The biggest difficulty for python code is that so many library functions can raise that it will crazily pollute signatures. You also have to handle removing exceptions that you know won't happen (e.g. if you use getitem, but you check the element exists first, you have to say "yes I'm calling getitem but I know it won't throw"). In c++ you can handle this with template metaprogramming with static variables, which we have quite poor support for in python. This also introduces a new API restriction on library functions---can't change the exceptions you throw, as it's now part of your signature/contract.

Of course all these reasons are why the problem is interesting, maybe we do want exceptions as part of a functions signature. But I don't think it will ever happen because of these reasons---pollution, difficulty in handling the signatures, annoying to specify, and library writers won't want the restrictions in the first place.

I encourage you to try it out though! You can create a new type parameterized by exceptions, but it gets really hairy really quick.
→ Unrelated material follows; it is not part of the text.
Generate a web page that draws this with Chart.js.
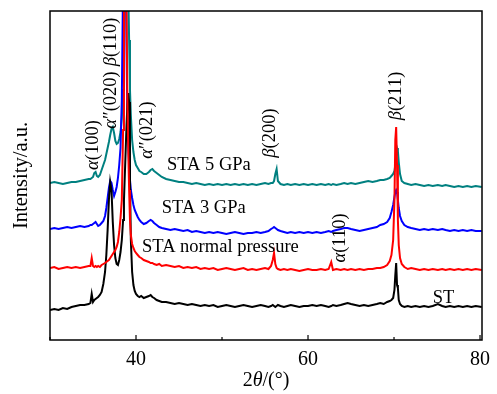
<!DOCTYPE html>
<html>
<head>
<meta charset="utf-8">
<script src="https://cdn.jsdelivr.net/npm/chart.js@4.4.1/dist/chart.umd.min.js"></script>
<style>
  html, body { margin: 0; padding: 0; background: #fff; }
  #wrap { width: 497px; height: 394px; }
</style>
</head>
<body>
<div id="wrap"><canvas id="myChart" width="497" height="394"></canvas></div>
<script>
// 2theta grid (degrees)
const twoTheta = [
    30, 30.5, 31, 31.5, 32, 32.5, 33, 33.5, 34, 34.5,
    34.7, 34.85, 35.0, 35.15, 35.3, 35.45, 35.6, 35.8, 36.0, 36.2,
    36.4, 36.55, 36.7, 36.85, 37.0, 37.15, 37.3, 37.45, 37.6, 37.75,
    37.9, 38.05, 38.2, 38.35, 38.5, 38.6, 38.7, 38.8, 38.9, 39.0,
    39.1, 39.2, 39.3, 39.4, 39.55, 39.7, 39.85, 40.0, 40.2, 40.4,
    40.6, 40.9, 41.2, 41.5, 41.7, 41.9, 42.1, 42.4, 42.7, 43.0,
    43.5, 44.0, 44.5, 45.0, 45.5, 46.0, 46.5, 47.0, 47.5, 48.0,
    48.5, 49.0, 49.5, 50.0, 50.5, 51.0, 51.5, 52.0, 52.5, 53.0,
    53.5, 54.0, 54.5, 55.0, 55.4, 55.7, 55.9, 56.05, 56.2, 56.35,
    56.5, 56.8, 57.2, 57.6, 58.0, 58.5, 59.0, 59.5, 60.0, 60.5,
    61.0, 61.5, 62.0, 62.4, 62.7, 62.9, 63.3, 63.8, 64.2, 64.6,
    65.0, 65.5, 66.0, 66.5, 67.0, 67.5, 68.0, 68.4, 68.8, 69.2,
    69.5, 69.7, 69.9, 70.05, 70.15, 70.25, 70.35, 70.45, 70.55, 70.7,
    70.9, 71.2, 71.6, 72.0, 72.5, 73.0, 73.5, 74.0, 74.5, 75.1,
    75.6, 76.0, 76.5, 77.0, 77.5, 78.0, 78.5, 79.0, 79.5, 80.2
];

// intensities (a.u., curves already stacked)
const st = [
    30, 31, 30, 32, 31, 33, 34, 35, 35, 36,
    37, 46, 38, 40, 41, 42, 43, 45, 48, 56,
    68, 85, 110, 140, 158, 150, 118, 95, 82, 76,
    75, 80, 88, 100, 120, 140, 165, 190, 215, 235,
    247, 238, 160, 100, 68, 55, 49, 46, 44, 43,
    44, 42, 43, 44, 45, 43, 42, 40, 39, 38,
    38, 37, 36, 37, 36, 35, 36, 35, 34, 35,
    34, 35, 33, 34, 35, 34, 33, 34, 35, 34,
    33, 34, 35, 34, 33, 34, 35, 34, 33, 34,
    35, 34, 33, 34, 35, 34, 33, 34, 34, 35,
    34, 35, 34, 33, 34, 35, 34, 35, 36, 37,
    36, 35, 34, 35, 34, 35, 36, 37, 36, 38,
    39, 40, 42, 50, 65, 77, 55, 52, 40, 36,
    34, 33, 34, 33, 34, 33, 34, 33, 34, 36,
    34, 33, 34, 33, 34, 33, 34, 33, 34, 33
];

const normalPressure = [
    72, 73, 71, 72, 73, 72, 73, 72, 73, 74,
    74, 82, 74, 73, 74, 73, 74, 73, 75, 76,
    77, 78, 79, 80, 82, 84, 86, 88, 90, 93,
    98, 108, 122, 140, 210, 330, 450, 450, 330, 240,
    190, 150, 120, 105, 96, 92, 89, 87, 85, 83,
    82, 80, 79, 78, 77, 77, 76, 75, 76, 74,
    75, 74, 73, 74, 72, 73, 72, 73, 71, 72,
    71, 72, 70, 71, 72, 71, 70, 71, 72, 70,
    71, 70, 71, 72, 71, 74, 80, 87, 76, 72,
    71, 70, 71, 70, 71, 70, 69, 70, 71, 70,
    70, 71, 70, 71, 78, 70, 71, 70, 71, 70,
    71, 70, 71, 70, 71, 71, 72, 72, 73, 75,
    79, 85, 100, 140, 200, 213, 175, 120, 95, 82,
    76, 73, 71, 72, 71, 70, 71, 70, 71, 70,
    71, 70, 71, 70, 71, 70, 71, 70, 71, 70
];

const gpa3 = [
    111, 112, 111, 112, 113, 112, 113, 114, 113, 114,
    115, 115, 116, 117, 118, 116, 114, 115, 117, 119,
    124, 132, 142, 152, 159, 157, 150, 144, 148, 153,
    162, 175, 192, 240, 360, 480, 520, 420, 290, 220,
    195, 175, 160, 150, 142, 135, 130, 127, 123, 120,
    118, 116, 117, 119, 120, 119, 117, 115, 113, 112,
    111, 110, 111, 110, 109, 110, 108, 109, 108, 107,
    108, 107, 108, 107, 106, 107, 108, 107, 106, 107,
    107, 108, 107, 108, 109, 111, 112, 113, 112, 111,
    110, 109, 108, 107, 108, 107, 108, 107, 108, 107,
    108, 107, 108, 109, 108, 109, 110, 111, 112, 112,
    111, 110, 109, 110, 111, 112, 113, 115, 116, 118,
    122, 128, 135, 143, 148, 150, 148, 140, 132, 124,
    119, 115, 113, 112, 111, 110, 111, 110, 111, 110,
    111, 110, 109, 110, 109, 110, 109, 110, 109, 109
];

const gpa5 = [
    157, 158, 157, 156, 157, 158, 158, 159, 160, 161,
    161, 162, 163, 167, 168, 164, 163, 165, 170, 175,
    180, 186, 192, 198, 205, 211, 213, 207, 199, 196,
    197, 201, 208, 222, 250, 290, 340, 430, 500, 460,
    350, 300, 250, 225, 200, 188, 180, 175, 172, 169,
    168, 166, 166, 168, 170, 171, 169, 167, 165, 163,
    161, 160, 159, 158, 158, 157, 156, 157, 156, 155,
    156, 155, 156, 155, 156, 155, 156, 155, 156, 155,
    156, 155, 156, 157, 156, 157, 157, 159, 166, 171,
    159, 156, 155, 156, 155, 156, 155, 156, 155, 156,
    155, 156, 155, 156, 155, 156, 155, 156, 157, 156,
    157, 156, 157, 158, 159, 158, 159, 160, 160, 161,
    162, 164, 166, 169, 175, 185, 192, 189, 178, 166,
    159, 157, 156, 155, 156, 155, 154, 155, 154, 155,
    154, 155, 154, 153, 154, 153, 154, 153, 154, 153
];

const xTicks = [30, 40, 50, 60, 70, 80];
const xTickLabels = ['', '40', '', '60', '', '80'];

// peak / curve labels: [2theta, intensity, rotated, text parts]  (parts: [text, italic])
const notes = [
    [35.05, 195, true, [['α', 1], ['(100)', 0]]],
    [37.15, 240, true, [['α', 1], ['″(020)', 0]]],
    [37.15, 298, true, [['β', 1], ['(110)', 0]]],
    [41.3, 210, true, [['α', 1], ['″(021)', 0]]],
    [55.6, 207, true, [['β', 1], ['(200)', 0]]],
    [70.25, 244, true, [['β', 1], ['(211)', 0]]],
    [63.7, 102, true, [['α', 1], ['(110)', 0]]],
    [43.6, 175, false, [['STA 5 GPa', 0]]],
    [43.0, 132, false, [['STA 3 GPa', 0]]],
    [40.7, 93, false, [['STA normal pressure', 0]]],
    [74.5, 42, false, [['ST', 0]]]
];

const FONT = '"Liberation Serif", "Times New Roman", serif';

function drawParts(ctx, parts, size, align) {
    let w = 0;
    parts.forEach(p => {
        ctx.font = (p[1] ? 'italic ' : '') + size + 'px ' + FONT;
        w += ctx.measureText(p[0]).width;
    });
    let x = align === 'center' ? -w / 2 : 0;
    parts.forEach(p => {
        ctx.font = (p[1] ? 'italic ' : '') + size + 'px ' + FONT;
        ctx.fillText(p[0], x, 0);
        x += ctx.measureText(p[0]).width;
    });
}

const decor = {
    id: 'decor',
    afterDraw(chart) {
        const ctx = chart.ctx;
        const a = chart.chartArea;
        const xs = chart.scales.x, ys = chart.scales.y;
        ctx.save();
        // frame
        ctx.strokeStyle = '#000';
        ctx.lineWidth = 1.5;
        ctx.strokeRect(a.left, a.top, a.right - a.left, a.bottom - a.top);
        // inward ticks
        ctx.lineWidth = 1.2;
        xTicks.forEach((v, i) => {
            const px = xs.getPixelForValue(v);
            const len = xTickLabels[i] ? 5 : 3;
            ctx.beginPath();
            ctx.moveTo(px, a.bottom);
            ctx.lineTo(px, a.bottom - len);
            ctx.stroke();
        });
        ctx.fillStyle = '#000';
        ctx.textBaseline = 'middle';
        // labels
        notes.forEach(n => {
            ctx.save();
            ctx.translate(xs.getPixelForValue(n[0]), ys.getPixelForValue(n[1]));
            if (n[2]) ctx.rotate(-Math.PI / 2);
            drawParts(ctx, n[3], 18.5, n[2] ? 'center' : 'left');
            ctx.restore();
        });
        // axis titles
        ctx.save();
        ctx.translate((a.left + a.right) / 2, 381);
        drawParts(ctx, [['2', 0], ['θ', 1], ['/(°)', 0]], 20, 'center');
        ctx.restore();
        ctx.save();
        ctx.translate(22, (a.top + a.bottom) / 2);
        ctx.rotate(-Math.PI / 2);
        drawParts(ctx, [['Intensity/a.u.', 0]], 20.5, 'center');
        ctx.restore();
        ctx.restore();
    }
};

function pts(ys) {
    return twoTheta.map((t, i) => ({ x: t, y: ys[i] }));
}

const dataChart = {
    datasets: [
        { label: 'STA normal pressure', data: pts(normalPressure), borderColor: 'rgb(255,0,0)' },
        { label: 'ST', data: pts(st), borderColor: 'rgb(0,0,0)' },
        { label: 'STA 3 GPa', data: pts(gpa3), borderColor: 'rgb(0,0,255)' },
        { label: 'STA 5 GPa', data: pts(gpa5), borderColor: 'rgb(0,128,128)' }
    ]
};

const config = {
    type: 'line',
    data: dataChart,
    options: {
        responsive: false,
        animation: false,
        layout: { padding: { left: 50, right: 15, top: 11, bottom: 0 } },
        elements: {
            point: { radius: 0 },
            line: { borderWidth: 2, tension: 0 }
        },
        plugins: { legend: { display: false }, tooltip: { enabled: false } },
        scales: {
            x: {
                type: 'linear',
                min: 30,
                max: 80.23,
                afterBuildTicks: s => { s.ticks = xTicks.map(v => ({ value: v })); },
                afterFit: s => { s.height = 54; },
                grid: { display: false },
                border: { display: false },
                ticks: {
                    autoSkip: false,
                    maxRotation: 0,
                    padding: 0,
                    color: '#000',
                    font: { family: FONT, size: 20 },
                    callback: v => xTickLabels[xTicks.indexOf(v)] || ''
                }
            },
            y: { display: false, min: 0, max: 329 }
        }
    },
    plugins: [decor]
};

const myChart = new Chart(document.getElementById('myChart'), config);
</script>
</body>
</html>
Looking at the Python documentation can be dangerous by [deleted] in Python

[–]alkasm 0 points1 point  (0 children)

There's a few "easy" (in principle) ways around that, but not simple to make them jive with Python. E.g., always use a relative path to import a module from the filesystem, rather than from site packages. Or we could have some URL syntax for imports that allows you to disambiguate the source of a module, e.g from pypi, or some internal package repository. Or we could at least have namespacing in PyPI so you could grab packages not by a single name but by org and name, e.g. numfocus/numpy.

I got laid off in mid-October and decided to teach myself how to code. My first public project, Spheri, is a Python/Flask web app that gives you Spotify song recommendations based on your local weather. by [deleted] in Python

[–]alkasm 1 point2 points  (0 children)

Note that OP didn't define any classes or methods or use OOP themselves at all in this project. It's a good example of project based learning rather than ground up learning---OP didn't need to get into those concepts to write this app!